In all of the filed cases, the complaint alleges that the retailer violated California’s Unfair Competition Law (“UCL”) and Consumers Legal Remedies Act (“CLRA”) by charging S&H fees that exceeded the cost of shipping through the postal service. The plaintiffs seek refunds of all S&H charges in excess of the retailers’ actual shipping costs. Underlying these claims is a reliance on several advisory sources: the Data & Marketing Association’s (“DMA’s”) Guidelines for Ethical Business Practices (which states that “[p]ostage, shipping or handling charges, if any, should bear a reasonable relationship to actual costs incurred.”); the DMA’s companion handbook Do the Right Thing (which states that “[w]hen figuring shipping and handling fees, it is important to reflect the costs as accurately as possible so that your customers or prospects are not likely to view these fees as a company ‘profit center.’”); and a 1980 consent order issued by the FTC (which found that a charge for “freight” had the “capacity and tendency to mislead” customers who expected that such a term reflected the merchant’s costs).

Three cases have been quickly dismissed, likely as a result of settlements between the retailers and the named plaintiffs. In a fourth case, however, the parties fully briefed the company’s motion to dismiss, and on April 21, 2017, the court dismissed the plaintiff’s claims under the UCL and CLRA. See Case No. 8:17-cv-26, Dkt. 27 (C.D. Cal. Apr. 21, 2017). The court held that the complaint failed to allege plausible harm because “[v]isitors to [the company’s] website are presented with the shipping and handling charges” during the checkout process, and because consumers unsatisfied with the S&H fees were “free to make their purchases elsewhere.” The court also noted that customers are “free to do their research and determine whether the shipping and handling charges appear congruent with the actual costs of shipping and handling,” and that “those looking for the best deals will find their way to the merchants who offer the best combination of quality, price, and service.” In granting the dismissal, the court implicitly declined the plaintiff’s invitation in his briefing to follow an earlier outcome from Byler v. Deluxe Corp., 222 F. Supp. 3d 885 (S.D. Cal. 2016), in which a plaintiff survived a motion to dismiss under facts similar to those at issue above.

Proactive Risk-Management Steps for Online Retailers

The cases described above certainly are not the first of their kind, as previous cases have explored the same issues, as well as the legality of charging S&H fees on “free” goods, collecting tax on S&H fees, and imbedding S&H fees into the cost of dynamically priced goods.
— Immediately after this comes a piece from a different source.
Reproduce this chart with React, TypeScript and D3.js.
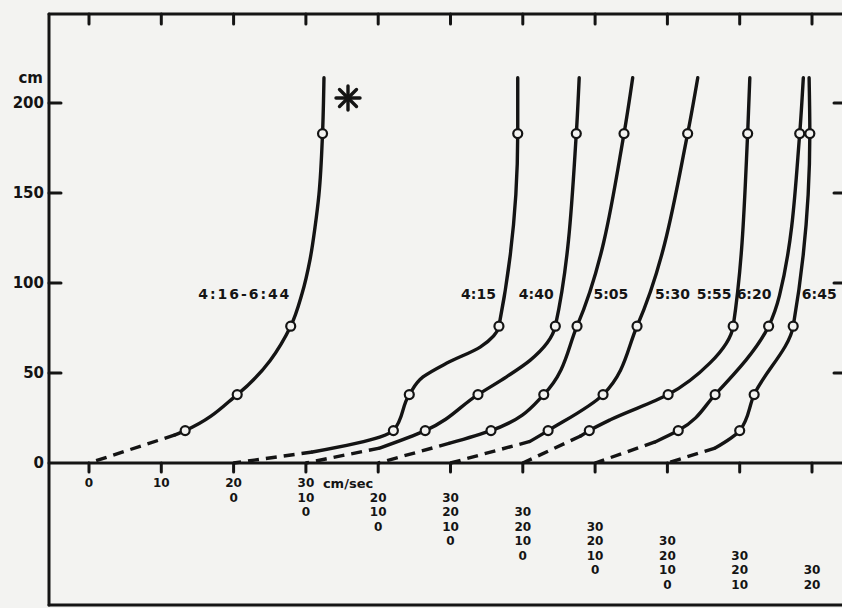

But claims of this type are accelerating at an unprecedented pace. Moreover, all 50 states have consumer protection and unfair competition laws similar to those being litigated in California, and the nature of e-commerce makes retailers susceptible to liability in virtually any state’s courts. Fortunately, the FTC, DMA, and several court decisions provide insight on precautions that online retailers can take to minimize their exposure:

  • Online retailers should make overt and detailed disclosures regarding their S&H fees during the ordering process, including descriptions of the fee amounts, speed, common carrier and any other relevant aspects of each shipping option. The DMA advises that “when ordering online, shoppers should receive shipping information early in the order path,” and that S&H fees “should be disclosed clearly and conspicuously and in advance of the consumer’s completing an order.” However, these disclosures need not be made on the initial offering page for a product. The FDA’s .com disclosures booklet makes clear that S&H fees may be disclosed during the checkout process, rather than on the initial offering page, because “consumers expect these charges.”
  • Online retailers should conduct an audit or cost study of their actual shipping and fulfillment costs, which can be used in conjunction with legal counsel to determine reasonable S&H rates to charge consumers. Should a retailer operate multiple websites from which it sells the sale item, it should ensure that S&H fees remain constant across all such websites.
  • Online retailers should refrain from representing to customers that their S&H rates constitute, reflect or are reasonably related to the “actual costs” of shipping. As the DMA itself notes, there are many components to a S&H charge above and beyond the actual costs imposed by the common carrier. These can include everything from labor, packaging, and other material costs; to the cost of warehousing, insurance, returns and maintaining call and distribution centers; to administrative, overhead and inventory costs. Online retailers should also ensure that the fees charged are termed “shipping and handling” or “shipping and processing” (as opposed to just “shipping”).
  • Online retailers should require customers to affirmatively select one option as to S&H fees when checking out, or, if there is only one option available, affirmatively confirm the S&H amount to be charged.
  • Online retailers should consider adding an arbitration provision and class-action waiver to their terms and conditions governing disputes arising from online orders.
  • Online retailers should take S&H demand letters and class action lawsuits seriously. With S&H fees only amounting to a few dollars, it can be tempting to not give much thought to these types of class action lawsuits. However, thousands of dollars in liability could stack up from a mere click of a button. Hiring experienced counsel is key to defeating these actions early in the litigation process. If you receive a demand letter, confer with counsel about your options for settling out of court or litigating the claims.